KEY POINTS
  • Even pre-pandemic, the sector already had plans to cancel major infrastructure projects like pipelines.
  • Most of the new electricity generation coming online today is coming from solar and wind.
  • Tending to the plight of those workers whose jobs are lost will have to be part of the energy-options puzzle.

“Serious stress, serious stress.”

“An industry in its last days.”

“Steady decline [in growth, demand] for the past decade.”

“Cratering.”

Those are a few of the characterizations of today’s oil, natural gas, and coal industries put forward by several independent journalists, writers, and analysts in the new edition of the “This is Not Cool” video series.

… And then, along came the coronavirus and the COVID-19 challenges, providing one more blow to the energy industry.

Even pre-pandemic, the conventional energy sector “already had plans to cancel major infrastructure projects like pipelines,” independent journalist Keith Schneider told Yale Climate Connections. And with the pandemic, oil and gas experienced “the worst body blow in its modern contemporary history,” he said.

Journalist and writer Antonia Juhasz agree, pointing to “an industry in its last days, it’s just getting hit from too many sides.”

“Most of the new electricity generation coming online today is coming from wind and solar,” says Houston Chronicle reporter Chris Tomlinson. And professor Dan Kammen of the University of California Berkeley says solar and wind have been the cheapest energy options worldwide for at least the past three consecutive years.

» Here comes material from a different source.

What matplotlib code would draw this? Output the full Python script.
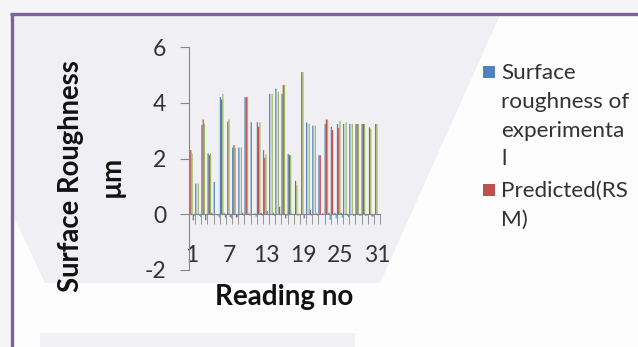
import matplotlib
matplotlib.use("Agg")
import matplotlib.pyplot as plt
import numpy as np
from matplotlib.patches import Polygon, Rectangle
from matplotlib.lines import Line2D

plt.rcParams['font.family'] = ['Lato', 'DejaVu Sans']
plt.rcParams['axes.unicode_minus'] = False

# letture 1..31
letture = np.arange(1, 32)

# rugosità sperimentale (blu)
sperimentale = [2.06, 1.10, 3.20, 2.18, 1.16, 4.20, 0.00, 2.39, 2.39, 4.20,
                3.30, 3.30, 2.30, 4.32, 4.51, 4.32, 2.16, 0.00, 0.00, 3.30,
                3.18, 2.12, 3.24, 3.14, 3.24, 3.24, 3.24, 3.24, 3.24, 0.00, 0.00]
# predetto RSM (rosso)
predetto = [2.30, 0.00, 3.40, 2.12, 0.00, 4.12, 3.32, 2.48, 0.00, 4.20,
            0.00, 3.14, 2.03, 0.00, 0.00, 4.64, 2.12, 1.20, 5.10, 0.00,
            0.00, 2.12, 3.40, 3.02, 3.09, 0.00, 0.00, 3.24, 3.24, 3.12, 3.24]
# serie aggiuntive (verde, viola, azzurro)
serie3 = [2.18, 1.10, 3.25, 2.18, 0.00, 4.32, 3.40, 2.39, 2.39, 4.20,
          0.00, 3.30, 2.15, 4.32, 4.40, 4.64, 2.12, 1.04, 5.10, 3.24,
          3.18, 0.00, 3.40, 0.00, 3.35, 3.30, 3.24, 3.24, 3.24, 3.07, 3.24]
serie4 = [-0.22, -0.05, -0.22, 0.05, -0.05, 0.04, -0.10, -0.12, 0.05, 0.03,
          0.03, 0.05, 0.12, 0.05, 0.27, -0.15, 0.02, -0.05, -0.15, 0.15,
          0.03, 0.03, 0.05, 0.05, 0.05, -0.05, -0.05, -0.05, -0.05, -0.08, -0.03]
serie5 = [-0.05, -0.10, -0.03, -0.05, -0.12, -0.12, -0.15, -0.10, -0.05, -0.05,
          -0.08, -0.05, -0.03, -0.05, -0.03, -0.05, -0.03, -0.03, -0.03, -0.05,
          -0.05, -0.03, -0.20, -0.15, -0.12, -0.10, -0.05, -0.05, -0.05, -0.08, -0.03]

colori = ['#4F81BD', '#C0504D', '#9BBB59', '#8064A2', '#4BACC6']
tutte = [sperimentale, predetto, serie3, serie4, serie5]

fig = plt.figure(figsize=(6.38, 3.47), dpi=100, facecolor='white')

# sfondo della slide
W, H = 638, 347
def px(x, y):
    return (x / W, 1 - y / H)

fig.patches.append(Rectangle((0, 0), 1, 1, transform=fig.transFigure,
                             facecolor='#F5F5F7', edgecolor='none', zorder=-3))
fig.patches.append(Polygon([px(13, 15), px(638, 15), px(638, 347), px(13, 347)],
                           closed=True, transform=fig.transFigure,
                           facecolor='#FDFDFD', edgecolor='none', zorder=-2))
fig.patches.append(Polygon([px(13, 15), px(500, 15), px(380, 283), px(45, 283), px(13, 215)],
                           closed=True, transform=fig.transFigure,
                           facecolor='#F0F0F4', edgecolor='none', zorder=-1))
fig.patches.append(Polygon([px(40, 333), px(355, 333), px(355, 347), px(40, 347)],
                           closed=True, transform=fig.transFigure,
                           facecolor='#F2F2F4', edgecolor='none', zorder=-1))
# bordo viola
fig.lines.append(Line2D([11.5 / W, 11.5 / W], [0, 1 - 13.5 / H], transform=fig.transFigure,
                        color='#7B63A0', linewidth=2.4, solid_capstyle='butt'))
fig.lines.append(Line2D([10 / W, 1], [1 - 13.5 / H, 1 - 13.5 / H], transform=fig.transFigure,
                        color='#7B63A0', linewidth=2.4, solid_capstyle='butt'))

ax = fig.add_axes([189 / W, 1 - 270 / H, 191 / W, 223 / H])
ax.patch.set_alpha(0)

larghezza = 0.2
offset = [-0.4, -0.2, 0.0, 0.2, 0.4]
for valori, col, off in zip(tutte, colori, offset):
    ax.bar(letture + off, valori, width=larghezza, color=col, linewidth=0, snap=False)

ax.set_xlim(0.5, 31.5)
ax.set_ylim(-2, 6)

grigio = '#868686'
for s in ['top', 'right']:
    ax.spines[s].set_visible(False)
ax.spines['left'].set_color(grigio)
ax.spines['bottom'].set_color(grigio)
ax.spines['bottom'].set_position(('data', 0))

ax.set_yticks([-2, 0, 2, 4, 6])
ax.tick_params(axis='y', length=6.5, color=grigio, labelsize=16.5, pad=10, labelcolor='#333333')

ax.set_xticks([1, 7, 13, 19, 25, 31])
ax.set_xticks(np.arange(1.5, 31.6, 1), minor=True)
ax.tick_params(axis='x', which='major', length=0, labelsize=16.5, pad=22, labelcolor='#333333')
ax.tick_params(axis='x', which='minor', length=7, color=grigio, direction='out')

# titoli degli assi
fig.text(71 / W, 1 - 176 / H, 'Surface Roughness', rotation=90, fontsize=19.8,
         fontweight='bold', ha='center', va='center', color='#111111')
fig.text(112 / W, 1 - 176 / H, 'µm', rotation=90, fontsize=19.8,
         fontweight='bold', ha='center', va='center', color='#111111')
fig.text(284 / W, 1 - 297 / H, 'Reading no', fontsize=20,
         fontweight='bold', ha='center', va='center', color='#111111')

# legenda
voci = [('Surface\nroughness of\nexperimenta\nl', colori[0], 63),
        ('Predicted(RS\nM)', colori[1], 181)]
for testo, col, y in voci:
    fig.patches.append(Rectangle(px(483, y + 15), 12 / W, 12 / H, transform=fig.transFigure,
                                 facecolor=col, edgecolor='none'))
    fig.text(501 / W, 1 - y / H, testo, fontsize=16.2, ha='left', va='top',
             linespacing=1.55, color='#333333')

fig.savefig('out.png', dpi=100, facecolor=fig.get_facecolor())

Kammen also says that he believes solar and wind energy initiatives can advance two to three times as many job opportunities as traditional fossil fuel projects: That would be critical to help long-time coal and other fossil fuel industry employees whose decades of work has been critical to economic development … and who society cannot simply leave stranded as momentum turns toward a clean economy. Tending to the plight of those workers whose jobs are lost will have to be part of the energy-options puzzle, interviewees say.